Exercise task: Reproduce the listing below exactly, minus its pictures.

Information shown:
◆ ◆ ◆ ◆ ◆ ◆ ◆

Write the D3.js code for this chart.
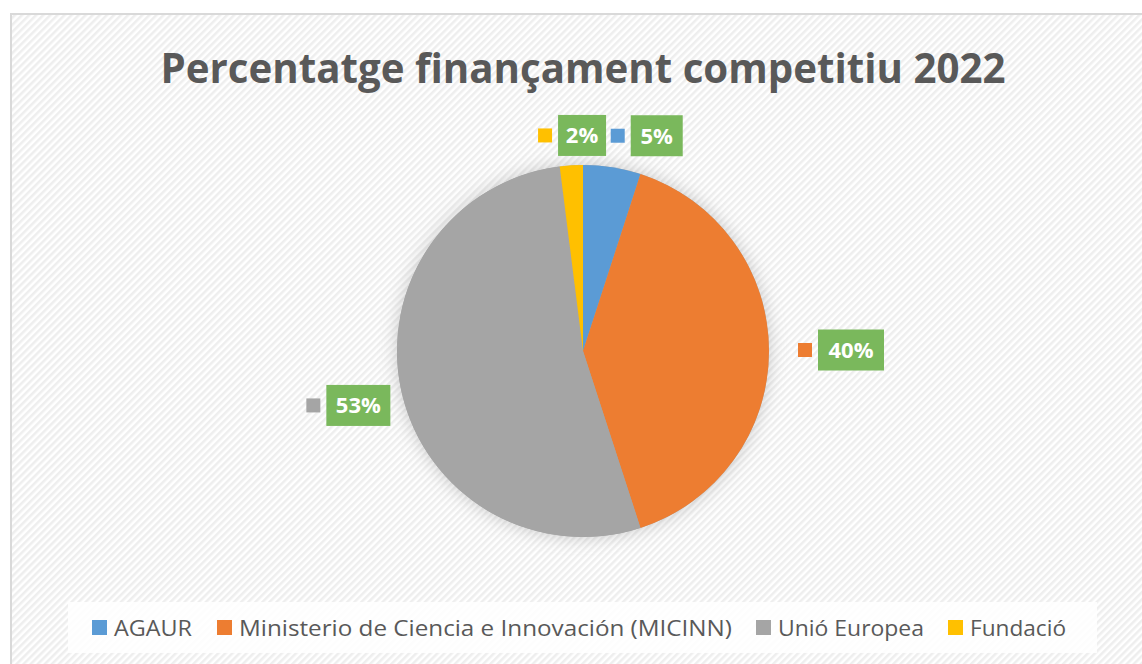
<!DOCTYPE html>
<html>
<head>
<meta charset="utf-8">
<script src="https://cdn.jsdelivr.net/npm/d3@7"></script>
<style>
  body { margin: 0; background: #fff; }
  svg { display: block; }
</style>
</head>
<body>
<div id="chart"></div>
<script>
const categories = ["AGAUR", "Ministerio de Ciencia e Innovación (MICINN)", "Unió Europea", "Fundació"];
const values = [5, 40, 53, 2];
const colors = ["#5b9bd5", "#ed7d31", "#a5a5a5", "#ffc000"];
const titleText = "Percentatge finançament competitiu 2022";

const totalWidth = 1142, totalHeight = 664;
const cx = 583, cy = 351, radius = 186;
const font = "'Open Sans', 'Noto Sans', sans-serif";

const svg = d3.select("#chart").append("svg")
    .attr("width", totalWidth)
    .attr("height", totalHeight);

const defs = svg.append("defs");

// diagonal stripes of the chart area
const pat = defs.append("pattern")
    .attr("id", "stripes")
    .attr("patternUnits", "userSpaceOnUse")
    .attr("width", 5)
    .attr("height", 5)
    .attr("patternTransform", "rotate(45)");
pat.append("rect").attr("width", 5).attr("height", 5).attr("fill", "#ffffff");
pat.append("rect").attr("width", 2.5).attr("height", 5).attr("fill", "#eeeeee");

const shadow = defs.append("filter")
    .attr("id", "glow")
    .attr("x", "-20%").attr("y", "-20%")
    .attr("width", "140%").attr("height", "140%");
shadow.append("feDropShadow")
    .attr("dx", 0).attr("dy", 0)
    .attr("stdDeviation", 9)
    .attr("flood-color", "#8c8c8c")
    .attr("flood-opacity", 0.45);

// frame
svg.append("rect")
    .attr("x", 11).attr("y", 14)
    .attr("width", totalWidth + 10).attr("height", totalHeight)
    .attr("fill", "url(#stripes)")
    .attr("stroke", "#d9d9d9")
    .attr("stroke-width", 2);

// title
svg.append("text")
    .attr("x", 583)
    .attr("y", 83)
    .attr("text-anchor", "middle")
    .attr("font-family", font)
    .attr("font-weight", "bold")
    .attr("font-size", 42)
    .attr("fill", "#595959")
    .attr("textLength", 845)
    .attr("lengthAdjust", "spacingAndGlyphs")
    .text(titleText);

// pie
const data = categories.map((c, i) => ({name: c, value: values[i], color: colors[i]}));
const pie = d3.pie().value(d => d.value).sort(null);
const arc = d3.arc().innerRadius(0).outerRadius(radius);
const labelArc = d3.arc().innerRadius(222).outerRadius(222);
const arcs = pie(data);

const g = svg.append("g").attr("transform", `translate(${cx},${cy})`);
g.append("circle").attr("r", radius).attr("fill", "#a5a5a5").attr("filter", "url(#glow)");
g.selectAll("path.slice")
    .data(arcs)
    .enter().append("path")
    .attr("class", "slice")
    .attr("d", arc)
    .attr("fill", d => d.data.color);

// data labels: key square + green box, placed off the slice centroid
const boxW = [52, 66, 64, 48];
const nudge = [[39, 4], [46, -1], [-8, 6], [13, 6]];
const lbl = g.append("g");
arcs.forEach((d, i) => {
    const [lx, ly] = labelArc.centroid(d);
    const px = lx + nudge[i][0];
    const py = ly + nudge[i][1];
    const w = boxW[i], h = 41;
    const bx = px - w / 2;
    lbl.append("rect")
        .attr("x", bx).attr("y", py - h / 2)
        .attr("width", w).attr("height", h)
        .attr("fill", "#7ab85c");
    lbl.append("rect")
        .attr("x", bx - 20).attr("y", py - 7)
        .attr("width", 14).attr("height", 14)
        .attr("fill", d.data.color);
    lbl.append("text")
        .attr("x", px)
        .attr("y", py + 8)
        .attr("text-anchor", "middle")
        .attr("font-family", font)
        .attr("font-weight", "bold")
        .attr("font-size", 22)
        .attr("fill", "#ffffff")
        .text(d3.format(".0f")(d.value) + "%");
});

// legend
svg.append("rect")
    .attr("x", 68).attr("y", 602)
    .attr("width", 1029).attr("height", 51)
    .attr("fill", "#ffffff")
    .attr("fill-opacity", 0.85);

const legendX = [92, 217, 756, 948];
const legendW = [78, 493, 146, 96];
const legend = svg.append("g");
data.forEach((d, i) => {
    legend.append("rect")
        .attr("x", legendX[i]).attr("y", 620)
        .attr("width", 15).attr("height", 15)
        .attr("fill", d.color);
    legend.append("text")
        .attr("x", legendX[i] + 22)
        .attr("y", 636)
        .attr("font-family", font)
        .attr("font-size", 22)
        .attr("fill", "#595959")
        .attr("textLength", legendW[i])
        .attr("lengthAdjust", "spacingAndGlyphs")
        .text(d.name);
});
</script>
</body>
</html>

◆ ◆ ◆ ◆ ◆ ◆ ◆

The reply:
Write the D3.js code for this chart.
<!DOCTYPE html>
<html>
<head>
<meta charset="utf-8">
<script src="https://cdn.jsdelivr.net/npm/d3@7"></script>
<style>
  body { margin: 0; background: #fff; }
  svg { display: block; }
</style>
</head>
<body>
<div id="chart"></div>
<script>
const categories = ["AGAUR", "Ministerio de Ciencia e Innovación (MICINN)", "Unió Europea", "Fundació"];
const values = [5, 40, 53, 2];
const colors = ["#5b9bd5", "#ed7d31", "#a5a5a5", "#ffc000"];
const titleText = "Percentatge finançament competitiu 2022";

const totalWidth = 1142, totalHeight = 664;
const cx = 583, cy = 351, radius = 186;
const font = "'Open Sans', 'Noto Sans', sans-serif";

const svg = d3.select("#chart").append("svg")
    .attr("width", totalWidth)
    .attr("height", totalHeight);

const defs = svg.append("defs");

// diagonal stripes of the chart area
const pat = defs.append("pattern")
    .attr("id", "stripes")
    .attr("patternUnits", "userSpaceOnUse")
    .attr("width", 5)
    .attr("height", 5)
    .attr("patternTransform", "rotate(45)");
pat.append("rect").attr("width", 5).attr("height", 5).attr("fill", "#ffffff");
pat.append("rect").attr("width", 2.5).attr("height", 5).attr("fill", "#eeeeee");

const shadow = defs.append("filter")
    .attr("id", "glow")
    .attr("x", "-20%").attr("y", "-20%")
    .attr("width", "140%").attr("height", "140%");
shadow.append("feDropShadow")
    .attr("dx", 0).attr("dy", 0)
    .attr("stdDeviation", 9)
    .attr("flood-color", "#8c8c8c")
    .attr("flood-opacity", 0.45);

// frame
svg.append("rect")
    .attr("x", 11).attr("y", 14)
    .attr("width", totalWidth + 10).attr("height", totalHeight)
    .attr("fill", "url(#stripes)")
    .attr("stroke", "#d9d9d9")
    .attr("stroke-width", 2);

// title
svg.append("text")
    .attr("x", 583)
    .attr("y", 83)
    .attr("text-anchor", "middle")
    .attr("font-family", font)
    .attr("font-weight", "bold")
    .attr("font-size", 42)
    .attr("fill", "#595959")
    .attr("textLength", 845)
    .attr("lengthAdjust", "spacingAndGlyphs")
    .text(titleText);

// pie
const data = categories.map((c, i) => ({name: c, value: values[i], color: colors[i]}));
const pie = d3.pie().value(d => d.value).sort(null);
const arc = d3.arc().innerRadius(0).outerRadius(radius);
const labelArc = d3.arc().innerRadius(222).outerRadius(222);
const arcs = pie(data);

const g = svg.append("g").attr("transform", `translate(${cx},${cy})`);
g.append("circle").attr("r", radius).attr("fill", "#a5a5a5").attr("filter", "url(#glow)");
g.selectAll("path.slice")
    .data(arcs)
    .enter().append("path")
    .attr("class", "slice")
    .attr("d", arc)
    .attr("fill", d => d.data.color);

// data labels: key square + green box, placed off the slice centroid
const boxW = [52, 66, 64, 48];
const nudge = [[39, 4], [46, -1], [-8, 6], [13, 6]];
const lbl = g.append("g");
arcs.forEach((d, i) => {
    const [lx, ly] = labelArc.centroid(d);
    const px = lx + nudge[i][0];
    const py = ly + nudge[i][1];
    const w = boxW[i], h = 41;
    const bx = px - w / 2;
    lbl.append("rect")
        .attr("x", bx).attr("y", py - h / 2)
        .attr("width", w).attr("height", h)
        .attr("fill", "#7ab85c");
    lbl.append("rect")
        .attr("x", bx - 20).attr("y", py - 7)
        .attr("width", 14).attr("height", 14)
        .attr("fill", d.data.color);
    lbl.append("text")
        .attr("x", px)
        .attr("y", py + 8)
        .attr("text-anchor", "middle")
        .attr("font-family", font)
        .attr("font-weight", "bold")
        .attr("font-size", 22)
        .attr("fill", "#ffffff")
        .text(d3.format(".0f")(d.value) + "%");
});

// legend
svg.append("rect")
    .attr("x", 68).attr("y", 602)
    .attr("width", 1029).attr("height", 51)
    .attr("fill", "#ffffff")
    .attr("fill-opacity", 0.85);

const legendX = [92, 217, 756, 948];
const legendW = [78, 493, 146, 96];
const legend = svg.append("g");
data.forEach((d, i) => {
    legend.append("rect")
        .attr("x", legendX[i]).attr("y", 620)
        .attr("width", 15).attr("height", 15)
        .attr("fill", d.color);
    legend.append("text")
        .attr("x", legendX[i] + 22)
        .attr("y", 636)
        .attr("font-family", font)
        .attr("font-size", 22)
        .attr("fill", "#595959")
        .attr("textLength", legendW[i])
        .attr("lengthAdjust", "spacingAndGlyphs")
        .text(d.name);
});
</script>
</body>
</html>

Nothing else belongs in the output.